Let’s head back to the swingin’ ‘60s! We’re deep into the classic film era. The year 1966 is a completely different era of film. Specifically, often 1967 is cited as a year when cinema really changed, at least in the United States. We’re now prior to that point in time. We’re in the era of costumed dramas, musicals, and things of that nature. I am versed in the films of the ‘60s, but am I well-versed? How many of the films of 1966 have I seen, and what will I feel about this movie year after I delve in further? I’m about to find out.
OK, so I have seen only one of the top 10 films in the U.S. box office. To be fair, that’s true for a lot of people I imagine. If you were not around in 1966, my bet is that you’ve seen at most half of these films, and probably not the top two. That’s because the top two films have been totally forgotten. On top is Hawaii, a period piece about a divinity student and his new wife heading to Hawaii for missionary work in 1820, which is well before Hawaii was a state, of course. I have only heard of this film in the context of “Can you believe this movie topped the box office at year’s end?” It has been completely forgotten and just reading about it makes it seem like warmed over trash, or at least banal mediocrity.

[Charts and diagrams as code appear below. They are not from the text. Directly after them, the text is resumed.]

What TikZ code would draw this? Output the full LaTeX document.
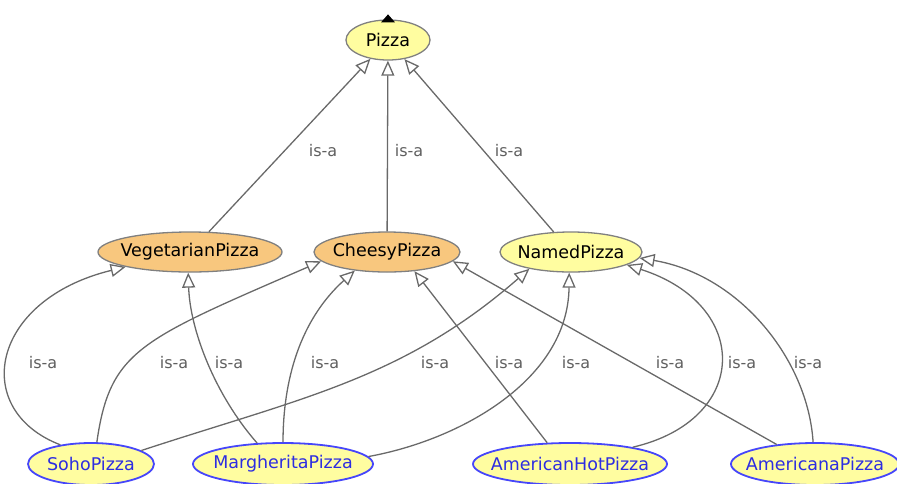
\documentclass[tikz,border=0pt]{standalone}
\usepackage{fontspec}
\setmainfont{DejaVu Sans}
\usetikzlibrary{shapes.geometric,arrows.meta}
\definecolor{yfill}{RGB}{255,253,160}
\definecolor{ofill}{RGB}{248,199,126}
\definecolor{gborder}{RGB}{128,128,128}
\definecolor{edgec}{RGB}{105,105,105}
\definecolor{labc}{RGB}{95,95,95}
\definecolor{bborder}{RGB}{70,70,250}
\definecolor{btext}{RGB}{45,45,225}
\begin{document}
\begin{tikzpicture}[x=1pt,y=-1pt,
  cls/.style={ellipse,draw=gborder,line width=1.3pt,inner sep=0pt,minimum height=40pt,
    font=\fontsize{17.5}{20}\selectfont},
  yclass/.style={cls,fill=yfill},
  oclass/.style={cls,fill=ofill},
  iclass/.style={cls,fill=yfill,draw=bborder,line width=1.8pt,text=btext,minimum height=42pt},
  isa/.style={draw=edgec,line width=1.3pt,-{Triangle[fill=white,length=15pt,width=13pt]}},
  lab/.style={font=\fontsize{16}{18}\selectfont,text=labc,inner sep=1pt}]
\useasboundingbox (0,0) rectangle (897,483);
% nodes
\node[yclass,minimum width=84pt] (pizza) at (388,40) {\makebox[0pt]{Pizza}};
\node[oclass,minimum width=184pt] (veg) at (190,252) {\makebox[0pt]{VegetarianPizza}};
\node[oclass,minimum width=146pt] (cheesy) at (387,252) {\makebox[0pt]{CheesyPizza}};
\node[yclass,minimum width=142pt] (namedp) at (571,252) {\makebox[0pt]{NamedPizza}};
\node[iclass,minimum width=126pt] (soho) at (91,464) {\makebox[0pt]{SohoPizza}};
\node[iclass,minimum width=180pt] (marg) at (283,464) {\makebox[0pt]{MargheritaPizza}};
\node[iclass,minimum width=194pt] (amhot) at (570,464) {\makebox[0pt]{AmericanHotPizza}};
\node[iclass,minimum width=168pt] (americana) at (815,464) {\makebox[0pt]{AmericanaPizza}};
\fill[black] (pizza.north) ++(-7,3) -- ++(14,0) -- ++(-7,-8) -- cycle;
% top edges
\draw[isa] (veg) -- (pizza);
\draw[isa] (cheesy) -- (pizza);
\draw[isa] (namedp) -- (pizza);
% bottom edges
\draw[isa] (soho.148) .. controls (-30,410) and (-10,300) .. (veg.193);
\draw[isa] (soho.75) .. controls (110,350) and (140,340) .. (cheesy.188);
\draw[isa] (soho.15) .. controls (301,398) and (403,379) .. (namedp.202);
\draw[isa] (marg.141) .. controls (215,395) and (190,330) .. (veg.265);
\draw[isa] (marg.90) .. controls (283,380) and (300,320) .. (cheesy.210);
\draw[isa] (marg.5) .. controls (460,440) and (568,380) .. (namedp.265);
\draw[isa] (amhot.137) -- (cheesy.325);
\draw[isa] (amhot.15) .. controls (750,420) and (752,305) .. (namedp.-13);
\draw[isa] (americana.153) -- (cheesy.352);
\draw[isa] (americana.95) .. controls (808,360) and (740,275) .. (namedp.-5);
% labels
\node[lab] (t1) at (323,151) {is-a};
\node[lab] (t2) at (409,151) {is-a};
\node[lab] (t3) at (509,151) {is-a};
\node[lab] (b1) at (43,363) {is-a};
\node[lab] (b2) at (174,363) {is-a};
\node[lab] (b3) at (229,363) {is-a};
\node[lab] (b4) at (325,363) {is-a};
\node[lab] (b5) at (435,363) {is-a};
\node[lab] (b6) at (509,363) {is-a};
\node[lab] (b7) at (576,363) {is-a};
\node[lab] (b8) at (670,363) {is-a};
\node[lab] (b9) at (742,363) {is-a};
\node[lab] (b10) at (808,363) {is-a};
\end{tikzpicture}
\end{document}
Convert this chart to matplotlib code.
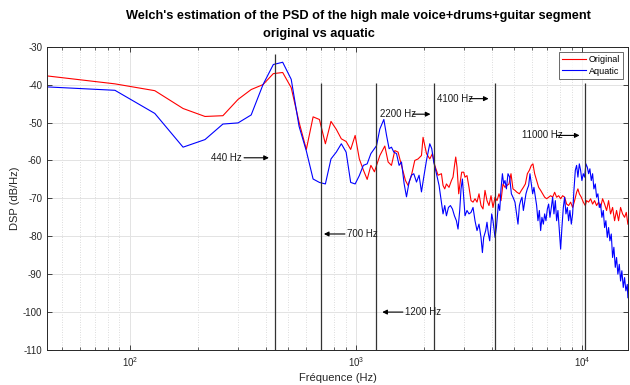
import matplotlib
matplotlib.use("Agg")
import matplotlib.pyplot as plt
from matplotlib import font_manager
from matplotlib.ticker import LogLocator, NullFormatter, MultipleLocator

# ---------------- data ----------------
orig_freq = [43, 86, 129, 172, 215, 258, 301, 344, 388, 431, 474, 517, 560, 603, 646, 689,
             732, 775, 818, 861, 904, 947, 991, 1034, 1077, 1120, 1163, 1206, 1274, 1340,
             1386, 1434, 1484, 1534, 1588, 1654, 1698, 1758, 1818, 1880, 1946, 1978, 2048,
             2118, 2176, 2228, 2304, 2385, 2424, 2466, 2509, 2576, 2640, 2683, 2730, 2758,
             2795, 2843, 2893, 2931, 2991, 3031, 3093, 3157, 3222, 3289, 3356, 3425, 3495,
             3567, 3640, 3715, 3791, 3869, 3949, 4030, 4113, 4198, 4284, 4372, 4461, 4553,
             4647, 4742, 4840, 4939, 5040, 5144, 5272, 5380, 5490, 5603, 5717, 5834, 5953,
             6051, 6157, 6283, 6413, 6545, 6679, 6817, 6957, 7100, 7246, 7395, 7547, 7701,
             7860, 8021, 8185, 8354, 8526, 8700, 8879, 9062, 9247, 9437, 9563, 9701, 9899,
             10102, 10309, 10447, 10662, 10880, 11105, 11332, 11564, 11803, 12045, 12292,
             12546, 12803, 13066, 13334, 13610, 13889, 14172, 14465, 14762, 15064, 15376,
             15644, 15900]
orig_db = [-37.7, -39.8, -41.6, -46.3, -48.4, -48.2, -43.9, -41.3, -40.0, -37.1, -36.8, -40.8,
           -49.9, -57.1, -48.5, -49.2, -55.6, -49.7, -51.8, -54.3, -55.0, -57.1, -53.4, -59.6,
           -62.5, -65.0, -61.3, -63.0, -58.7, -56.2, -60.4, -61.3, -57.4, -57.8, -61.3, -65.3,
           -66.6, -63.9, -60.0, -59.6, -58.7, -53.9, -58.2, -59.6, -58.2, -61.3, -63.9, -63.5,
           -66.6, -67.5, -66.2, -67.1, -65.3, -64.4, -60.9, -59.1, -61.8, -68.8, -65.3, -63.1,
           -63.1, -64.4, -64.0, -67.1, -70.6, -71.0, -70.1, -71.0, -68.8, -71.9, -72.8, -67.9,
           -70.6, -71.9, -69.3, -72.4, -69.7, -70.6, -68.8, -70.6, -66.2, -67.1, -66.6, -66.2,
           -63.5, -67.5, -67.9, -68.4, -68.8, -67.9, -67.1, -66.2, -63.5, -62.6, -61.3, -60.9,
           -63.5, -65.3, -67.1, -67.9, -68.8, -69.7, -70.1, -69.7, -69.3, -69.7, -68.4, -69.7,
           -69.3, -70.1, -69.3, -69.7, -71.5, -71.9, -71.0, -72.4, -70.6, -68.4, -67.5, -68.8,
           -69.7, -71.0, -71.9, -70.6, -71.0, -70.1, -71.5, -70.6, -71.9, -71.0, -72.4, -70.1,
           -71.5, -73.2, -70.6, -74.1, -72.4, -75.9, -73.2, -75.9, -72.4, -74.1, -75.0, -73.7,
           -76.8]

aqua_freq = [43, 86, 129, 172, 215, 258, 301, 344, 388, 431, 474, 517, 560, 603, 646, 689,
             732, 775, 818, 861, 904, 947, 991, 1034, 1077, 1120, 1163, 1206, 1232, 1274,
             1327, 1364, 1400, 1434, 1469, 1510, 1550, 1588, 1631, 1671, 1716, 1758, 1800,
             1850, 1899, 1946, 1992, 2048, 2118, 2161, 2205, 2267, 2328, 2385, 2424, 2466,
             2509, 2561, 2613, 2667, 2722, 2777, 2823, 2872, 2911, 2952, 2991, 3031, 3093,
             3157, 3222, 3289, 3356, 3425, 3495, 3567, 3618, 3666, 3741, 3791, 3846, 3897,
             3977, 4030, 4113, 4172, 4258, 4315, 4372, 4435, 4493, 4553, 4619, 4694, 4775,
             4859, 4939, 5040, 5113, 5197, 5272, 5342, 5413, 5490, 5564, 5636, 5717, 5793,
             5870, 5953, 6033, 6113, 6201, 6283, 6368, 6459, 6545, 6631, 6727, 6817, 6908,
             7007, 7100, 7194, 7297, 7395, 7493, 7600, 7701, 7804, 7916, 8021, 8127, 8244,
             8354, 8465, 8587, 8700, 8817, 8942, 9062, 9182, 9314, 9437, 9563, 9701, 9829,
             9959, 10102, 10237, 10373, 10522, 10662, 10803, 10957, 11105, 11251, 11413,
             11564, 11719, 11888, 12045, 12205, 12380, 12546, 12712, 12895, 13066, 13242,
             13428, 13610, 13790, 13988, 14172, 14362, 14569, 14762, 14957, 15171, 15376,
             15580, 15804, 15900]
aqua_db = [-40.6, -41.5, -47.6, -56.5, -54.5, -50.4, -50.1, -48.0, -40.0, -34.7, -34.1, -38.6,
           -51.0, -57.5, -64.9, -65.8, -66.2, -59.6, -57.8, -55.6, -57.8, -65.8, -66.2, -64.0,
           -61.3, -60.9, -58.2, -56.9, -56.1, -51.7, -49.2, -53.4, -56.9, -56.5, -57.8, -58.2,
           -61.3, -60.4, -66.1, -69.6, -65.7, -63.9, -63.5, -65.7, -63.9, -68.3, -64.4, -60.0,
           -55.6, -56.9, -60.4, -63.5, -66.6, -71.0, -74.1, -71.9, -74.6, -72.4, -71.9, -72.8,
           -74.6, -75.9, -78.1, -73.2, -67.5, -64.9, -69.7, -74.6, -73.2, -74.1, -73.7, -72.4,
           -75.9, -78.5, -76.8, -80.3, -84.3, -80.3, -78.5, -76.3, -79.4, -81.2, -74.1, -75.9,
           -80.3, -77.7, -71.5, -73.2, -67.5, -63.5, -66.2, -65.3, -67.5, -63.5, -64.4, -68.8,
           -69.7, -71.0, -73.7, -76.8, -71.9, -70.6, -69.7, -73.2, -71.0, -68.8, -67.5, -66.6,
           -63.5, -66.2, -68.8, -67.1, -69.7, -71.9, -75.9, -73.2, -78.5, -75.0, -76.8, -74.1,
           -75.9, -72.8, -71.5, -75.0, -72.4, -69.7, -74.1, -70.6, -75.9, -73.2, -78.5, -83.4,
           -77.7, -72.4, -69.7, -74.1, -72.4, -75.9, -73.2, -76.8, -74.1, -67.9, -62.6, -61.3,
           -64.4, -60.9, -62.6, -65.3, -63.5, -64.4, -60.9, -61.8, -63.5, -62.2, -65.3, -63.5,
           -67.5, -66.2, -69.7, -68.8, -72.4, -71.5, -75.0, -73.2, -77.7, -75.9, -80.3, -77.7,
           -81.2, -79.4, -85.6, -82.9, -88.2, -85.6, -90.0, -87.4, -91.8, -89.1, -93.5, -90.9,
           -94.4, -92.7, -96.2]

marker_freqs = [440, 700, 1230, 2200, 4100, 10300]
marker_tops = [-32, -39.5, -39.5, -39.5, -39.5, -39.5]
marker_labels = ["440 Hz", "700 Hz", "1200 Hz", "2200 Hz", "4100 Hz", "11000 Hz"]
series_labels = ["Original", "Aquatic"]
title_lines = ["Welch's estimation of the PSD of the high male voice+drums+guitar segment",
               "original vs aquatic"]

# ---------------- fonts ----------------
avail = {f.name for f in font_manager.fontManager.ttflist}
fam = "Liberation Sans Narrow" if "Liberation Sans Narrow" in avail else "Liberation Sans"
plt.rcParams["font.family"] = [fam, "DejaVu Sans"]
plt.rcParams["mathtext.fontset"] = "custom"
plt.rcParams["mathtext.rm"] = fam
plt.rcParams["axes.unicode_minus"] = False

# ---------------- figure ----------------
fig = plt.figure(figsize=(6.3, 3.85), dpi=100)
ax = fig.add_axes([0.0746, 0.0909, 0.9230, 0.7878])

ax.plot(orig_freq, orig_db, color="#ff0000", lw=0.8, label=series_labels[0])
ax.plot(aqua_freq, aqua_db, color="#0000ff", lw=0.8, label=series_labels[1])

ax.vlines(marker_freqs, -110, marker_tops, colors="#333333", lw=0.9, zorder=3)

ax.set_xscale("log")
ax.set_xlim(43.07, 16000)
ax.set_ylim(-110, -30)
ax.yaxis.set_major_locator(MultipleLocator(10))
ax.xaxis.set_major_locator(LogLocator(base=10, numticks=10))
ax.xaxis.set_minor_locator(LogLocator(base=10, subs=range(2, 10), numticks=20))
ax.xaxis.set_minor_formatter(NullFormatter())

ax.grid(True, which="major", color="#e3e3e3", lw=0.7)
ax.grid(True, which="minor", axis="x", color="#d0d0d0", lw=0.6, ls=(0, (1, 2)))
ax.set_axisbelow(True)

ax.tick_params(which="both", direction="in", top=True, right=True, colors="#262626",
               labelsize=7)
ax.tick_params(which="major", length=3.5, width=0.6)
ax.tick_params(which="minor", length=2, width=0.5)
for s in ax.spines.values():
    s.set_color("#262626")
    s.set_linewidth(0.7)

ax.set_xlabel("Fréquence (Hz)", fontsize=8, color="#262626", labelpad=3)
ax.set_ylabel("DSP (dB/Hz)", fontsize=8, color="#262626", labelpad=2)

# annotations (label, text pos, arrow tail, arrow head, y, alignment)
ann = [
    (marker_labels[0], 313, 320, 412, -59.3, "right"),
    (marker_labels[1], 910, 893, 721, -79.4, "left"),
    (marker_labels[2], 1643, 1611, 1306, -100.0, "left"),
    (marker_labels[3], 1270, 1781, 2133, -47.8, "left"),
    (marker_labels[4], 2286, 3181, 3855, -43.7, "left"),
    (marker_labels[5], 5395, 7702, 9726, -53.4, "left"),
]
for lab, tx, t0, t1, y, ha in ann:
    ax.text(tx, y, lab, fontsize=7, ha=ha, va="center", color="#1a1a1a")
    ax.annotate("", xy=(t1, y), xytext=(t0, y),
                arrowprops=dict(arrowstyle="-|>", color="k", lw=0.8,
                                mutation_scale=7, shrinkA=0, shrinkB=0))

leg = ax.legend(loc="upper right", fontsize=6.5, frameon=True, fancybox=False,
                edgecolor="#262626", borderpad=0.35, handlelength=2.6,
                handletextpad=0.3, labelspacing=0.25, borderaxespad=0.6)
leg.get_frame().set_linewidth(0.6)

fig.text(358 / 630, 1 - 16 / 385, title_lines[0], ha="center", va="center",
         fontsize=9.2, fontweight="bold", color="#000000")
fig.text(319 / 630, 1 - 34 / 385, title_lines[1], ha="center", va="center",
         fontsize=9.2, fontweight="bold", color="#000000")

fig.savefig("out.png", dpi=100, facecolor="white")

Finishing in second? That would be The Bible: In the Beginning…. Ah, the bygone era of the religious epic. However, unlike The Ten Commandments or Ben Hur, this one has been forgotten. The movie covers the first 22 chapters of the Book of Genesis. It’s an epic that runs almost three hours and cost a purposed $15-$18 million to make, huge for that time period.
These movies may have been forgotten, but they had a lot of name-brand recognition to them. Hawaii was directed by George Roy Hill and The Bible is a John Huston film. John Huston! Hawaii stars Max von Sydow and Julie Andrews, while a young Gene Hackman has a smaller role. In The Bible, George C. Scott plays Abraham and Ava Gardner plays Sarah. Huston himself plays Noah and the voice of God.
Hey, at least in third on the box office is Who’s Afraid of Virginia Woolf?, a movie largely considered a classic and the beginning of the acclaimed directorial career of Mike Nichols. That movie won two Oscars for actresses Elizabeth Taylor and Sandy Dennis. The other big film at the Oscars for 1966 was A Man for All Seasons, another period piece costume drama, but one that won Best Picture.
Want to know how much things have changed for the film industry? Four of the top six films in terms of box office were nominated for Best Picture and the other, Alfie, finished ninth. That sort of thing will never happen again.
That being said, the pinnacle of cinematic achievement in 1966 is the Batman movie. Yes, the one starring Adam West. It’s the best Batman movie. It rules. The TV show it is based on rules. This was well before superhero movies got so serious. Hell, superhero movies were barely a thing. That’s another way that things have changed. Back then, there were some days you just couldn’t get rid of a bomb.